China has a long history of maritime disputes with its South China Sea neighbors
Dotted with small islands, reefs and shoals, the South China Sea is home to a string of messy territorial disputes that pit multiple countries against each other.
China’s “nine-dash line” – its claimed territorial waters that extend hundreds of miles to the south and east of its island province of Hainan – abut its neighbors’ claims and, in some cases, encroach upon them.
Tensions have ratcheted up as China has reclaimed land in massive dredging operations, turning sandbars into islands equipped with airfields, ports and lighthouses.
Beijing has also warned U.S. warships and military aircraft to stay away from these islands.
Who claims what?
Brunei, Malaysia, the Philippines, Taiwan and Vietnam all dispute sovereignty of several island chains and nearby waters in the South China Sea – with rival claims to the Chinese interpretation.
The Paracel Islands have been controlled by China since 1974 but they are also claimed by Vietnam and Taiwan.

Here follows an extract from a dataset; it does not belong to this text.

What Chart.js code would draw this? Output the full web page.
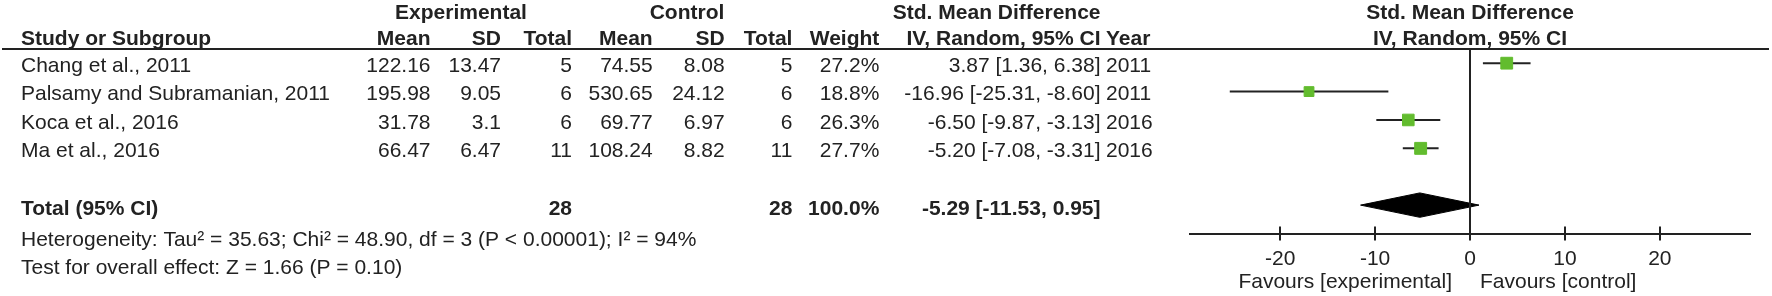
<!DOCTYPE html>
<html>
<head>
<meta charset="utf-8">
<script src="https://cdn.jsdelivr.net/npm/chart.js@4.4.1/dist/chart.umd.min.js"></script>
<style>
  html, body { margin: 0; padding: 0; background: #fff; }
  #forest { display: block; }
</style>
</head>
<body>
<canvas id="forest" width="1772" height="296"></canvas>
<script>
//--------------------------------------------------------------------------------
//--- Input data
//--------------------------------------------------------------------------------

var studies = ['Chang et al., 2011', 'Palsamy and Subramanian, 2011', 'Koca et al., 2016', 'Ma et al., 2016'];
var expMean = ['122.16', '195.98', '31.78', '66.47'];
var expSD = ['13.47', '9.05', '3.1', '6.47'];
var expN = [5, 6, 6, 11];
var ctlMean = ['74.55', '530.65', '69.77', '108.24'];
var ctlSD = ['8.08', '24.12', '6.97', '8.82'];
var ctlN = [5, 6, 6, 11];
var weights = [27.2, 18.8, 26.3, 27.7];
var smd = [3.87, -16.96, -6.50, -5.20];
var ciLow = [1.36, -25.31, -9.87, -7.08];
var ciHigh = [6.38, -8.60, -3.13, -3.31];
var years = [2011, 2011, 2016, 2016];

var totalExpN = 28, totalCtlN = 28, totalWeight = 100.0;
var totalSmd = -5.29, totalLow = -11.53, totalHigh = 0.95;
var tau2 = '35.63', chi2 = '48.90', df = 3, pHet = '0.00001', i2 = 94;
var zValue = '1.66', pOverall = '0.10';

var xTicks = [-20, -10, 0, 10, 20];

//--------------------------------------------------------------------------------
//--- Styling / layout
//--------------------------------------------------------------------------------

var FONT = '"Liberation Sans", Arial, sans-serif';
var FS = 21;
var INK = '#222';
var GREEN = '#62bc2e';
var TOP_Y = 49;
var AXIS_Y = 233.5;
var TEXT_DY = 3;

var col = {study: 21, expMean: 430.5, expSD: 501, expN: 572, ctlMean: 652.7, ctlSD: 724.7,
           ctlN: 792.4, weight: 879.3, ci: 1100.5, year: 1106};

function fmtCI(m, lo, hi) {
    return m.toFixed(2) + ' [' + lo.toFixed(2) + ', ' + hi.toFixed(2) + ']';
}

//--------------------------------------------------------------------------------
//--- Datasets
//--------------------------------------------------------------------------------

var datasets = [];

// confidence interval whiskers
studies.forEach(function (s, i) {
    datasets.push({
        type: 'line', label: s,
        data: [{x: ciLow[i], y: i + 1}, {x: ciHigh[i], y: i + 1}],
        borderColor: INK, borderWidth: 2, pointRadius: 0, fill: false, order: 2
    });
});

// study estimates, square size from weight
datasets.push({
    type: 'scatter', label: 'Std. Mean Difference',
    data: smd.map(function (v, i) { return {x: v, y: i + 1}; }),
    pointStyle: 'rect',
    pointRadius: weights.map(function (w) { return 1.6 * Math.sqrt(w); }),
    backgroundColor: GREEN, borderColor: GREEN, borderWidth: 1, order: 1
});

// pooled diamond
var dh = 0.43;
var totalRow = 6;
datasets.push({
    type: 'line', label: 'Total (95% CI)',
    data: [{x: totalLow, y: totalRow}, {x: totalSmd, y: totalRow - dh}, {x: totalHigh, y: totalRow},
           {x: totalSmd, y: totalRow + dh}, {x: totalLow, y: totalRow}],
    borderColor: '#000', backgroundColor: '#000', borderWidth: 1, pointRadius: 0,
    fill: 'shape', tension: 0, order: 1
});

//--------------------------------------------------------------------------------
//--- Table text plugin
//--------------------------------------------------------------------------------

var forestTable = {
    id: 'forestTable',
    afterDraw: function (chart) {
        var ctx = chart.ctx, xs = chart.scales.x, ys = chart.scales.y, area = chart.chartArea;
        var x0 = xs.getPixelForValue(0);

        function rule(x1, y1, x2, y2) {
            ctx.beginPath(); ctx.moveTo(x1, y1); ctx.lineTo(x2, y2); ctx.stroke();
        }
        function txt(s, x, y, align, bold) {
            ctx.font = (bold ? 'bold ' : '') + FS + 'px ' + FONT;
            ctx.textAlign = align || 'left';
            ctx.textBaseline = 'middle';
            ctx.fillStyle = INK;
            ctx.fillText(s, x, y);
        }

        ctx.save();
        ctx.strokeStyle = INK; ctx.lineWidth = 2;
        rule(2, TOP_Y, 1769, TOP_Y);
        rule(x0, area.top, x0, area.bottom);
        xs.ticks.forEach(function (t, i) {
            var px = Math.round(xs.getPixelForTick(i));
            rule(px, area.bottom - 7, px, area.bottom);
        });

        // headers
        var h1 = 13.5, h2 = 39;
        txt('Experimental', 461, h1, 'center', true);
        txt('Control', 687, h1, 'center', true);
        txt('Std. Mean Difference', col.ci, h1, 'right', true);
        txt('Std. Mean Difference', x0, h1, 'center', true);
        txt('Study or Subgroup', col.study, h2, 'left', true);
        txt('Mean', col.expMean, h2, 'right', true);
        txt('SD', col.expSD, h2, 'right', true);
        txt('Total', col.expN, h2, 'right', true);
        txt('Mean', col.ctlMean, h2, 'right', true);
        txt('SD', col.ctlSD, h2, 'right', true);
        txt('Total', col.ctlN, h2, 'right', true);
        txt('Weight', col.weight, h2, 'right', true);
        txt('IV, Random, 95% CI', col.ci, h2, 'right', true);
        txt('Year', col.year, h2, 'left', true);
        txt('IV, Random, 95% CI', x0, h2, 'center', true);

        // study rows
        studies.forEach(function (s, i) {
            var y = ys.getPixelForValue(i + 1) + TEXT_DY;
            txt(s, col.study, y, 'left');
            txt(expMean[i], col.expMean, y, 'right');
            txt(expSD[i], col.expSD, y, 'right');
            txt(String(expN[i]), col.expN, y, 'right');
            txt(ctlMean[i], col.ctlMean, y, 'right');
            txt(ctlSD[i], col.ctlSD, y, 'right');
            txt(String(ctlN[i]), col.ctlN, y, 'right');
            txt(weights[i].toFixed(1) + '%', col.weight, y, 'right');
            txt(fmtCI(smd[i], ciLow[i], ciHigh[i]), col.ci, y, 'right');
            txt(String(years[i]), col.year, y, 'left');
        });

        // total row
        var yt = ys.getPixelForValue(totalRow) + 4;
        txt('Total (95% CI)', col.study, yt, 'left', true);
        txt(String(totalExpN), col.expN, yt, 'right', true);
        txt(String(totalCtlN), col.ctlN, yt, 'right', true);
        txt(totalWeight.toFixed(1) + '%', col.weight, yt, 'right', true);
        txt(fmtCI(totalSmd, totalLow, totalHigh), col.ci, yt, 'right', true);

        txt('Heterogeneity: Tau\u00b2 = ' + tau2 + '; Chi\u00b2 = ' + chi2 + ', df = ' + df +
            ' (P < ' + pHet + '); I\u00b2 = ' + i2 + '%', col.study, 240, 'left');
        txt('Test for overall effect: Z = ' + zValue + ' (P = ' + pOverall + ')', col.study, 268, 'left');

        txt('Favours [experimental]', x0 - 18, 282, 'right');
        txt('Favours [control]', x0 + 10, 282, 'left');
        ctx.restore();
    }
};

//--------------------------------------------------------------------------------
//--- Forest plot
//--------------------------------------------------------------------------------

var forest_chart = new Chart(document.getElementById('forest').getContext('2d'), {
    type: 'scatter',
    data: {datasets: datasets},
    options: {
        responsive: false, animation: false,
        layout: {padding: {left: 1190, right: 22, top: TOP_Y, bottom: 0}},
        plugins: {legend: {display: false}, tooltip: {enabled: false}},
        scales: {
            x: {
                type: 'linear', min: -29.5, max: 29.5,
                afterBuildTicks: function (scale) {
                    scale.ticks = xTicks.map(function (v) { return {value: v}; });
                },
                afterFit: function (scale) { scale.height = 296 - AXIS_Y; },
                ticks: {font: {family: FONT, size: FS}, color: INK, padding: 6},
                grid: {display: true, drawOnChartArea: false, drawTicks: true, tickLength: 7,
                       color: INK, lineWidth: 2},
                border: {display: true, color: INK, width: 2}
            },
            y: {type: 'linear', display: false, reverse: true, min: 0.5, max: 7}
        }
    },
    plugins: [forestTable]
});
</script>
</body>
</html>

Tensions flared in 2014 when China installed exploratory oil rigs in the vicinity.
The situation is more complicated in the Spratlys, which Beijing calls the Nansha islands.
The archipelago consists of 100 smalls islands and reefs of which 45 are occupied by China, Malaysia, Vietnam or the Philippines.
All of the islands are claimed by China, Taiwan and Vietnam, while parts of them are claimed by the Philippines, Malaysia and Brunei.
China is actually relatively late to the party when it comes to occupying territory in the Spratly archipelago, starting its occupation of reefs and islands in the area in the 1980s.
Taiwan first occupied an island in the Spratlys after World War II, and the Philippines, Vietnam and Malaysia followed suit, and all have built outposts and airstrips on their claimed territory, according to Mira Rapp-Hooper, a Senior Fellow in Asia-Pacific Security Program at the Center for a New American Security (CNAS).
What’s China been building?
In early 2014, China quietly began massive dredging operations centering on the seven reefs it controls in the Spratly Islands – Fiery Cross Reef, Subi Reef, Mischief Reef, Cuarteron Reef, Gaven Reef and Hughes Reef.
According to the U.S., China has reclaimed 3,000 acres since the beginning of 2014.
Vietnam, Malaysia, the Philippines and Taiwan have also reclaimed land in the South China Sea, but their land grab – the U.S. says approximately 100 acres over 45 years – is dwarfed by China’s massive, recent buildup.
In September 2015, during his trip to Washington, President Xi Jinping said China wouldn’t “militarize” the islands but is building three airstrips that analysts believe will be able to accommodate bombers, according to satellite images analyzed by the Washington-based Center for Strategic and International Studies (CSIS).
China has had a military presence on Woody Island, in the Paracels, for half a century and in February deployed surface-to-air missiles and fighter jets on the island.
The Philippines, which lies geographically closest to the Spratlys, has troops stationed in the area, as do other claimants. There are no indigenous inhabitants.
How has the U.S. responded?
The U.S. government takes no position on the territorial disputes in the South China Sea but it has called for an immediate end to land reclamation.
It also sails and flies its assets in the vicinity of the reclaimed islands, citing international law and freedom of movement.
In May 2015, it flew over man-made islands in the Spratlys with a CNN crew on board, triggering repeated warnings from the Chinese navy.
In October, it sent a warship, the USS Lassen, to within 12 nautical miles of Subi Reef. It conducted a similar Freedom of Navigation (FON) operation in January 2016.